— start of DATA SECTION —

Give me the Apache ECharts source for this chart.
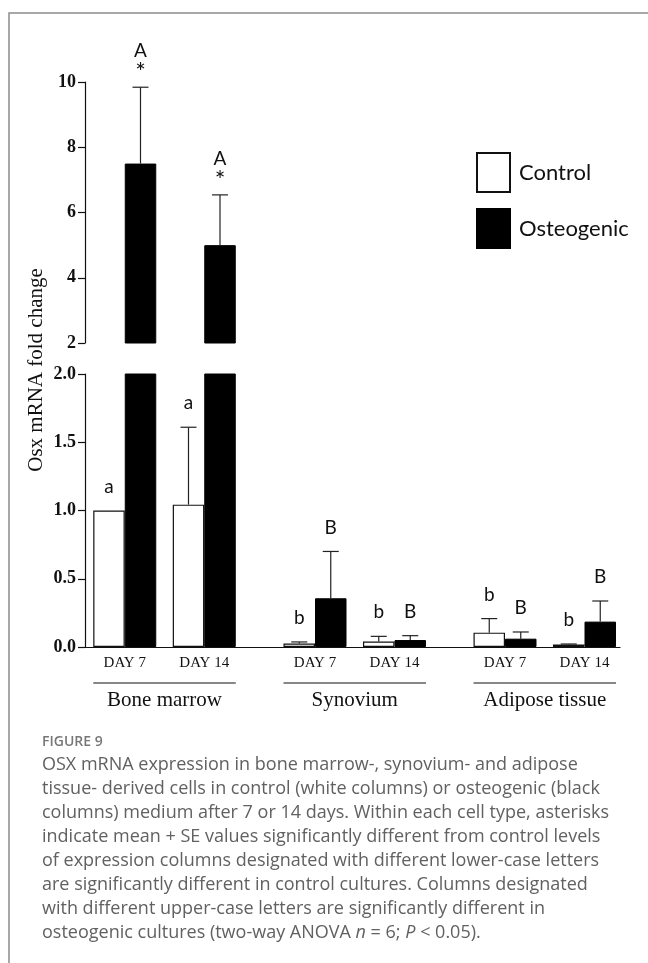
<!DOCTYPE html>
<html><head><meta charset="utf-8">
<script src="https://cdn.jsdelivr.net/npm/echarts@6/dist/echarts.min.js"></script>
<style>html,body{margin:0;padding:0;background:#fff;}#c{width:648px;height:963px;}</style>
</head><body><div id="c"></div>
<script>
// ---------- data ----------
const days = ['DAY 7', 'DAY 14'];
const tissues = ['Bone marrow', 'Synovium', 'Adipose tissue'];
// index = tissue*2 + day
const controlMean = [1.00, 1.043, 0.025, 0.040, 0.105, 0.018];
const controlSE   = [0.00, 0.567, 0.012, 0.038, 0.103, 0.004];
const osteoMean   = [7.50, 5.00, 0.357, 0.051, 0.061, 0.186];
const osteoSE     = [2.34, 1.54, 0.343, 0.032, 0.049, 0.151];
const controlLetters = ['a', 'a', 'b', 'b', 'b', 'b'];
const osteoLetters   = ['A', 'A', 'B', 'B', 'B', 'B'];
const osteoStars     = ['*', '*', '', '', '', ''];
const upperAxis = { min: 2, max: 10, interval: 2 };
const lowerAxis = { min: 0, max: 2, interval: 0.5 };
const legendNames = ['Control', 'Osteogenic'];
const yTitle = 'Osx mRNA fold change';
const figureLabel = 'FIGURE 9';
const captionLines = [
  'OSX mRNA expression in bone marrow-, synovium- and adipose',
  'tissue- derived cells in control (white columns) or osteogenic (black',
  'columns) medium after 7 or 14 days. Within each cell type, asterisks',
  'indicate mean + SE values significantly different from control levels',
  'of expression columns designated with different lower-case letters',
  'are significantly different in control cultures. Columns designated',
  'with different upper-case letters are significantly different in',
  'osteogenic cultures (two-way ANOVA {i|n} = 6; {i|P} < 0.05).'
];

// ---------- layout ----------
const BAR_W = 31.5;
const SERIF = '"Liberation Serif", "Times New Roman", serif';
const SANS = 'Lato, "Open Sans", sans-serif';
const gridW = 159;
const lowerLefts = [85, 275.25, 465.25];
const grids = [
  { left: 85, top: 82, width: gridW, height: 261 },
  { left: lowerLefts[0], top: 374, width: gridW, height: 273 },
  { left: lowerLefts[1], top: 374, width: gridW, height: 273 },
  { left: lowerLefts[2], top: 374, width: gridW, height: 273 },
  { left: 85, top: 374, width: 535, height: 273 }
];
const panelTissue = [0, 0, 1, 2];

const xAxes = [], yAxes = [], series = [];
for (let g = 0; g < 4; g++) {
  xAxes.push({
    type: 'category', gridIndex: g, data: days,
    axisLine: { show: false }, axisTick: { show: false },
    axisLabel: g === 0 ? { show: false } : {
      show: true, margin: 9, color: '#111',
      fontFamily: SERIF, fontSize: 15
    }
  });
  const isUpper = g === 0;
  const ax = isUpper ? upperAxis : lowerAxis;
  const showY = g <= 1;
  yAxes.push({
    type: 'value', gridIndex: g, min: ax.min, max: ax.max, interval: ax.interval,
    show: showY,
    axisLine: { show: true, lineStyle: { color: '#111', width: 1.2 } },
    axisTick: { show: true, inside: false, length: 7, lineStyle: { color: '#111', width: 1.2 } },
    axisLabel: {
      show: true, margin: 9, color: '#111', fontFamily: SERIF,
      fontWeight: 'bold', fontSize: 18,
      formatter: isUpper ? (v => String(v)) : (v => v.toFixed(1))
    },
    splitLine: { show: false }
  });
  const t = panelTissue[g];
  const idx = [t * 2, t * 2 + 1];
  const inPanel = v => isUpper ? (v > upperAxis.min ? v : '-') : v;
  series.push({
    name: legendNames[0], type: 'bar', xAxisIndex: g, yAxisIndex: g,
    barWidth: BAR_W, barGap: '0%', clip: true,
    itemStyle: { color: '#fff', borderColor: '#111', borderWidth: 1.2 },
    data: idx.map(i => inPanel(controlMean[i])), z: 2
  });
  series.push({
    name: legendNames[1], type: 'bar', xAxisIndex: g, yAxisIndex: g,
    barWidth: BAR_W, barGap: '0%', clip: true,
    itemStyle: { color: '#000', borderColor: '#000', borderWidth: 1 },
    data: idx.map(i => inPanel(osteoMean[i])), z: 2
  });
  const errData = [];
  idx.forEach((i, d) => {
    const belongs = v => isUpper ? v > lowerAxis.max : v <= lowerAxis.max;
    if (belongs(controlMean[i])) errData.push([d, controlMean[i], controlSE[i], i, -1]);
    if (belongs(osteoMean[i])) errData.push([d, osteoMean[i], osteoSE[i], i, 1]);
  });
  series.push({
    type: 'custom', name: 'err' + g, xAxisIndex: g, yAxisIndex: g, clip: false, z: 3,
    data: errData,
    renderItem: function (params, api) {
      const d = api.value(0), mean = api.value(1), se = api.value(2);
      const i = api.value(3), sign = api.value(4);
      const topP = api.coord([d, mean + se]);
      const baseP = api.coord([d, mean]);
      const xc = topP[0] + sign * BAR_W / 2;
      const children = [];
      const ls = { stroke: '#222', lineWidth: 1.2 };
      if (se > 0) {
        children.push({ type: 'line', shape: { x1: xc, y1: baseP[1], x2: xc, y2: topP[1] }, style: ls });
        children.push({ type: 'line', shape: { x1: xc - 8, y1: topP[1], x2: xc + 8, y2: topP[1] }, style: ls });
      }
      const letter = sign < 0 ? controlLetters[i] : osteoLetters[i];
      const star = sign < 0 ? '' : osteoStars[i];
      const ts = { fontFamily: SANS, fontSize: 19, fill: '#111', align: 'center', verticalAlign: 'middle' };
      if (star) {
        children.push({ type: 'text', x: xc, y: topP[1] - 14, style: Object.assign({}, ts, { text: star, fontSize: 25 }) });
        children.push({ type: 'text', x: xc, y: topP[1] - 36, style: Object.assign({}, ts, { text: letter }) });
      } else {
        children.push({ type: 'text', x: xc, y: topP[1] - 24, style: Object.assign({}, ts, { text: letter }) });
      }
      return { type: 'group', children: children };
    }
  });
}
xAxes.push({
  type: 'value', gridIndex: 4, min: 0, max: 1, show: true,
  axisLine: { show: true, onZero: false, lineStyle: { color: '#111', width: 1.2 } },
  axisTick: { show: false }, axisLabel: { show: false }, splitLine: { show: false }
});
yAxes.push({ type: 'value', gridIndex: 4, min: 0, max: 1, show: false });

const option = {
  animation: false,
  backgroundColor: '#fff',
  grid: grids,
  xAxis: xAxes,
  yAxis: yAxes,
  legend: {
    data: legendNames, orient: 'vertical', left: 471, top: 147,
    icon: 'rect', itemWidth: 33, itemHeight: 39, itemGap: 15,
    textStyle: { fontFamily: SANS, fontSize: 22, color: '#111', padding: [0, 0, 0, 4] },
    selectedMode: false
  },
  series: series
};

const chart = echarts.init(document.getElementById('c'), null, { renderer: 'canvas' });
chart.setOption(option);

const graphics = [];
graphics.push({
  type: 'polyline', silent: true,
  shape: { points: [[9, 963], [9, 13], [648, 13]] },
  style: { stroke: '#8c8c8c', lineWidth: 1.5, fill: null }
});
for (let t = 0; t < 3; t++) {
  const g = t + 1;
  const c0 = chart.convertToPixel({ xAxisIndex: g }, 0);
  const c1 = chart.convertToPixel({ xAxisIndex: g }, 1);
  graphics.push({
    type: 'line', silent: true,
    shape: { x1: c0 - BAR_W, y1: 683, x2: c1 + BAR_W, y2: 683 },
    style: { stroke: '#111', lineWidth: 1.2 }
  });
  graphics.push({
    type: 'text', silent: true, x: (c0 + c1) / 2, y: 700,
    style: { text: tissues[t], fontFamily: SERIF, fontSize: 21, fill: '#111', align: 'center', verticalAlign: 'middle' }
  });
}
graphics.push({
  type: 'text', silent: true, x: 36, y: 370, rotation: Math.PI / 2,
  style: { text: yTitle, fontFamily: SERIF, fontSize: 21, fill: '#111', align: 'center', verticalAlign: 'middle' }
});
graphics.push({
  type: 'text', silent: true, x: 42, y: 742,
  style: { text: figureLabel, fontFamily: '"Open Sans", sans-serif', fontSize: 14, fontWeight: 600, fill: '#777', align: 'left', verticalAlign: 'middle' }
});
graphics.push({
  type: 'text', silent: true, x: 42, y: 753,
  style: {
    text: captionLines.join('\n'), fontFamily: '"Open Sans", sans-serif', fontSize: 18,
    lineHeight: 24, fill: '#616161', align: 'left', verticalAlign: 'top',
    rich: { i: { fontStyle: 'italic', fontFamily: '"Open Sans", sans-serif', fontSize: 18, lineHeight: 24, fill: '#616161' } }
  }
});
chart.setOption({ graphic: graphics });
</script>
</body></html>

— end of DATA SECTION —

• **EXERCISE GOAL**: Please take the lines from the beginning of the data above through the line holding "const panelTissue = [0, 0, 1, 2];" and transcribe them exactly, without any pictures.

• **WRITTEN RESPONSE**:
Give me the Apache ECharts source for this chart.
<!DOCTYPE html>
<html><head><meta charset="utf-8">
<script src="https://cdn.jsdelivr.net/npm/echarts@6/dist/echarts.min.js"></script>
<style>html,body{margin:0;padding:0;background:#fff;}#c{width:648px;height:963px;}</style>
</head><body><div id="c"></div>
<script>
// ---------- data ----------
const days = ['DAY 7', 'DAY 14'];
const tissues = ['Bone marrow', 'Synovium', 'Adipose tissue'];
// index = tissue*2 + day
const controlMean = [1.00, 1.043, 0.025, 0.040, 0.105, 0.018];
const controlSE   = [0.00, 0.567, 0.012, 0.038, 0.103, 0.004];
const osteoMean   = [7.50, 5.00, 0.357, 0.051, 0.061, 0.186];
const osteoSE     = [2.34, 1.54, 0.343, 0.032, 0.049, 0.151];
const controlLetters = ['a', 'a', 'b', 'b', 'b', 'b'];
const osteoLetters   = ['A', 'A', 'B', 'B', 'B', 'B'];
const osteoStars     = ['*', '*', '', '', '', ''];
const upperAxis = { min: 2, max: 10, interval: 2 };
const lowerAxis = { min: 0, max: 2, interval: 0.5 };
const legendNames = ['Control', 'Osteogenic'];
const yTitle = 'Osx mRNA fold change';
const figureLabel = 'FIGURE 9';
const captionLines = [
  'OSX mRNA expression in bone marrow-, synovium- and adipose',
  'tissue- derived cells in control (white columns) or osteogenic (black',
  'columns) medium after 7 or 14 days. Within each cell type, asterisks',
  'indicate mean + SE values significantly different from control levels',
  'of expression columns designated with different lower-case letters',
  'are significantly different in control cultures. Columns designated',
  'with different upper-case letters are significantly different in',
  'osteogenic cultures (two-way ANOVA {i|n} = 6; {i|P} < 0.05).'
];

// ---------- layout ----------
const BAR_W = 31.5;
const SERIF = '"Liberation Serif", "Times New Roman", serif';
const SANS = 'Lato, "Open Sans", sans-serif';
const gridW = 159;
const lowerLefts = [85, 275.25, 465.25];
const grids = [
  { left: 85, top: 82, width: gridW, height: 261 },
  { left: lowerLefts[0], top: 374, width: gridW, height: 273 },
  { left: lowerLefts[1], top: 374, width: gridW, height: 273 },
  { left: lowerLefts[2], top: 374, width: gridW, height: 273 },
  { left: 85, top: 374, width: 535, height: 273 }
];
const panelTissue = [0, 0, 1, 2];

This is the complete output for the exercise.